The first and second step require the examiner to determine whether the circumstances in the case are those under which application of the economic substance doctrine to a transaction is appropriate. The facts and circumstances the examiner must analyze can be placed into three categories—the design, mechanics, and substance of the transaction. The "design" factors generally relate to things like who promoted or developed the transaction, whether it is highly structured or contains unnecessary steps, or whether tax-indifferent parties recognize substantial income. The "mechanics" factors include whether the transaction is at arm's length with unrelated third parties, accelerates a loss or duplicates a deduction, or generates a deduction that is not matched by an equivalent economic loss or expense. The "substance" factors relate to whether the transaction is consistent with Congressional intent in providing the incentives, creates a meaningful economic change on a present value basis or has a potential for profit, has a credible business purpose apart from tax benefits, or has significant risk of loss.

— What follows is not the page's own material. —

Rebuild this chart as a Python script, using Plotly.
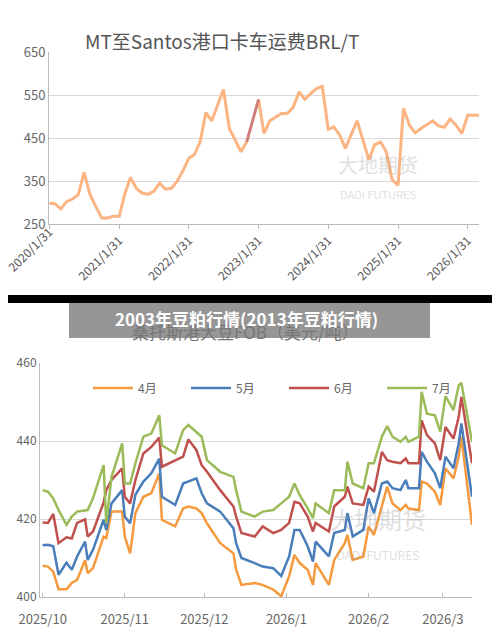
import pandas as pd
import plotly.graph_objects as go

# top chart: monthly truck freight MT -> Santos (BRL/T)
freight_months = pd.date_range("2020-01-31", periods=75, freq="ME")
freight = [298, 297, 285, 302, 308, 318, 370, 318, 291, 264, 264, 268,
           268, 318, 358, 333, 322, 319, 326, 345, 331, 333, 349, 374,
           403, 411, 441, 509, 490, 526, 563, 472, 445, 418, 441, None,
           540, 461, 490, 499, 507, 507, 521, 557, 540, 553, 565, 570,
           470, 476, 457, 426, 457, 490, 445, 399, 434, 441, 418, 353,
           340, 519, 480, 462, 472, 480, 490, 478, 475, 494, 480, 461,
           503, 503, 503]
gap_dates = ["2022-11-30", "2023-01-31"]
gap_vals = [441, 540]
top_ticks = [f"{y}-01-31" for y in range(2020, 2027)]
top_ticktext = [f"{y}/1/31" for y in range(2020, 2027)]

# bottom chart: Santos soybean FOB by delivery month (USD/t)
fob_days = [0, 2, 4, 6, 9, 11, 13, 16, 17, 19, 23, 24, 26, 30,
            31, 33, 35, 38, 41, 44, 45, 50, 53, 55, 58, 60, 62,
            67, 72, 73, 75, 80, 83, 87, 90, 93, 95, 97, 100, 102, 103,
            108, 110, 114, 115, 117, 121, 123, 125, 128, 130, 132, 135,
            137, 138, 142, 143, 145, 148, 150, 152, 155, 157, 158, 162]
fob_dates = [pd.Timestamp("2025-10-01") + pd.Timedelta(days=d) for d in fob_days]
apr = [408.0, 407.8, 406.5, 402.0, 402.0, 403.6, 404.4, 409.4, 406.1, 407.4, 415.5, 415.1, 421.9, 421.9,
       415.5, 411.2, 421.5, 425.7, 426.6, 431.7, 419.8, 418.1, 422.7, 423.2, 422.7, 421.5, 418.9,
       413.8, 411.2, 407.0, 403.1, 403.6, 403.1, 401.9, 400.2, 405.3, 410.8, 408.7, 407.0, 403.1, 408.7,
       403.1, 409.5, 413.8, 415.9, 409.5, 410.4, 418.1, 415.9, 423.2, 428.3, 424.0, 422.3,
       423.6, 422.7, 422.3, 429.6, 429.1, 427.0, 423.6, 433.0, 430.4, 436.0, 441.1, 418.5]
may = [413.3, 413.4, 413.0, 405.7, 408.8, 407.0, 410.4, 414.2, 409.5, 412.1, 419.8, 417.2, 424.0, 427.4,
       420.6, 418.9, 426.2, 429.6, 431.7, 435.5, 425.7, 423.6, 429.1, 429.6, 430.4, 426.6, 424.0,
       421.9, 417.6, 413.8, 410.0, 408.7, 407.8, 407.4, 405.4, 410.4, 417.2, 417.2, 413.0, 409.1, 414.2,
       410.4, 416.4, 417.2, 421.5, 415.5, 417.2, 425.3, 421.5, 429.1, 429.6, 427.9, 427.4,
       430.0, 427.9, 427.9, 437.2, 434.7, 431.7, 427.9, 436.0, 433.0, 439.4, 444.5, 425.7]
jun = [419.1, 419.0, 421.3, 413.8, 415.3, 415.0, 419.0, 419.9, 415.5, 416.8, 424.2, 427.4, 430.0, 433.0,
       425.7, 424.0, 430.0, 436.8, 438.5, 440.9, 433.4, 435.1, 436.0, 440.4, 437.7, 433.8, 432.1,
       427.4, 423.2, 420.6, 416.4, 415.5, 418.1, 416.4, 417.2, 419.0, 424.4, 424.0, 420.6, 416.8, 419.0,
       416.8, 423.2, 425.7, 428.3, 424.0, 423.6, 428.3, 427.0, 437.2, 435.1, 434.7, 434.3,
       435.5, 434.3, 434.3, 445.3, 441.5, 439.4, 435.1, 443.6, 440.6, 446.2, 451.3, 434.3]
jul = [427.4, 427.0, 425.3, 422.3, 418.5, 420.6, 421.9, 422.3, 422.3, 425.3, 433.8, 418.9, 430.8, 439.4,
       429.1, 429.1, 434.3, 441.1, 441.9, 446.6, 438.9, 436.8, 442.8, 444.1, 442.4, 441.1, 435.1,
       432.1, 430.8, 427.4, 421.9, 420.6, 421.9, 422.3, 424.0, 425.7, 429.1, 426.1, 422.7, 420.2, 424.0,
       421.5, 427.4, 427.4, 434.7, 429.1, 427.9, 434.3, 434.3, 441.1, 443.8, 441.1, 439.8,
       441.1, 439.8, 441.1, 452.6, 447.0, 446.6, 442.4, 451.5, 447.9, 454.3, 454.9, 439.8]
series = [("4月", apr, "#F59A3E"), ("5月", may, "#4A7EBB"),
          ("6月", jun, "#C0504D"), ("7月", jul, "#9BBB59")]
bottom_ticks = ["2025-10-01", "2025-11-01", "2025-12-01", "2026-01-01", "2026-02-01", "2026-03-01"]
bottom_ticktext = ["2025/10", "2025/11", "2025/12", "2026/1", "2026/2", "2026/3"]

fig = go.Figure()
fig.add_trace(go.Scatter(x=freight_months, y=freight, mode="lines", showlegend=False,
                         line=dict(color="#FBB482", width=3), connectgaps=False))
fig.add_trace(go.Scatter(x=gap_dates, y=gap_vals, mode="lines", showlegend=False,
                         line=dict(color="#CF7F7A", width=3)))
for name, vals, col in series:
    fig.add_trace(go.Scatter(x=fob_dates, y=vals, mode="lines", name=name,
                             line=dict(color=col, width=2.5), xaxis="x2", yaxis="y2"))


# place things in reference pixels
def px_x(p):
    return (p - 8) / 500


def px_y(p):
    return 1 - (p - 8) / 637


grey = "#666"
fig.update_layout(
    width=500, height=637, paper_bgcolor="white", plot_bgcolor="white",
    margin=dict(l=0, r=0, t=0, b=0, autoexpand=False),
    font=dict(family="Noto Sans CJK SC, Noto Sans, sans-serif", color=grey),
    xaxis=dict(domain=[px_x(49), px_x(479)], range=["2020-01-29", "2026-03-31"], automargin=False,
               tickvals=top_ticks, ticktext=[""] + top_ticktext[1:], tickangle=-45,
               ticks="outside", ticklen=4, tickcolor="#bbb", showgrid=False,
               showline=True, linecolor="#bbb", tickfont=dict(size=12, color="#555")),
    yaxis=dict(domain=[px_y(224), px_y(52)], range=[250, 650], tick0=250, dtick=100,
               automargin=False, gridcolor="#d9d9d9", showline=True, linecolor="#bbb",
               zeroline=False, tickfont=dict(size=13, color=grey)),
    xaxis2=dict(domain=[px_x(40), px_x(472)], anchor="y2", range=["2025-09-30", "2026-03-12"],
                automargin=False, tickvals=bottom_ticks, ticktext=bottom_ticktext, ticks="inside",
                ticklen=4, tickcolor="#bbb", showgrid=False, showline=True,
                linecolor="#bbb", ticklabelstandoff=10, tickfont=dict(size=13, color=grey)),
    yaxis2=dict(domain=[px_y(597), px_y(363)], anchor="x2", range=[400, 460], dtick=20,
                automargin=False, gridcolor="#d9d9d9", showline=True, linecolor="#bbb",
                zeroline=False, tickfont=dict(size=12, color=grey)),
    legend=dict(orientation="h", x=px_x(88), xanchor="left", y=px_y(388), yanchor="middle",
                entrywidth=43, font=dict(size=12, color=grey), bgcolor="rgba(0,0,0,0)",
                itemwidth=40),
    shapes=[
        dict(type="rect", xref="paper", yref="paper", x0=-0.02, x1=1, y0=px_y(303),
             y1=px_y(295), fillcolor="black", line_width=0, layer="above"),
        dict(type="rect", xref="paper", yref="paper", x0=px_x(69), x1=px_x(430),
             y0=px_y(338), y1=px_y(303), fillcolor="rgba(110,110,110,0.72)",
             line_width=0, layer="above"),
    ],
    annotations=[
        dict(text=top_ticktext[0], x=top_ticks[0], xref="x", y=px_y(229), yref="paper",
             textangle=-45, showarrow=False, xanchor="center", yanchor="middle",
             xshift=-19, yshift=-20, font=dict(size=12, color="#555")),
        dict(text="MT至Santos港口卡车运费BRL/T", x=px_x(222), y=px_y(25), xref="paper",
             yref="paper", showarrow=False, font=dict(size=19, color="#555")),
        dict(text="桑托斯港大豆FOB（美元/吨）", x=px_x(245), y=px_y(331), xref="paper",
             yref="paper", showarrow=False, font=dict(size=17, color="#777")),
        dict(text="<b>2003年豆粕行情(2013年豆粕行情)</b>", x=px_x(246), y=px_y(318),
             xref="paper", yref="paper", showarrow=False, font=dict(size=17, color="white")),
        dict(text="大地期货<br><span style='font-size:11px'>DADI FUTURES</span>", x=px_x(420),
             y=px_y(148), xref="paper", yref="paper", showarrow=False, opacity=0.3,
             font=dict(size=20, color="#999")),
        dict(text="大地期货<br><span style='font-size:12px'>DADI FUTURES</span>", x=px_x(428),
             y=px_y(565), xref="paper", yref="paper", showarrow=False, opacity=0.3,
             font=dict(size=24, color="#999")),
    ],
)
fig.write_html("out.html")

If the examiner believes that the facts and circumstances of a transaction show that application of the economic substance doctrine is appropriate, the examiner must then answer another set of questions before seeking the DFO's approval for application of the doctrine. The questions ask whether application of the economic substance doctrine is the best course of action (e.g., is it the best argument available, or does recharacterizing the transaction or applying another judicial doctrine more appropriately address the noncompliance), and whether the doctrine might otherwise apply but is not appropriate for another reason (e.g., does the transaction involve credits designed by Congress to encourage the transaction, do courts reject application or fail to mention the doctrine when analyzing similar transactions, or is the transaction a statutory or regulatory election or subject to a detailed statutory or regulatory scheme).
Tax practitioners have been clamoring for an "angel list" – transactions that are exempt from application of the economic substance doctrine. The guidance does not clearly set forth such an angel list. It does, however, make clear that the economic substance doctrine is likely not appropriate when the transaction relates to the choice between capitalizing a business with debt or equity; a U.S. person's choice between using a domestic or foreign corporation in making a foreign investment; the choice to enter into a transaction or series of transactions that constitute a corporate organization or reorganization under subchapter C; or the choice to utilize a related-party entity in a transaction, provided that the arm's length standard of Code section 482 and other applicable concepts are satisfied. If the IRS believes the doctrine should nevertheless be applied to a transaction, the DFO will provide the taxpayer an opportunity to explain his/her position regarding it.
Caplin & Drysdale believes that the new guidance is very helpful. The extensive list of factors should be reviewed by tax advisors and carefully considered in analyzing the possible application of the economic substance doctrine to particular transactions. During a tax examination, the factors should be reviewed with the revenue agent to demonstrate why the new statute does not apply. The guidance also demonstrates that the IRS has put in place a process under which the IRS examiner, manager, and DFO must operate before application of the penalty.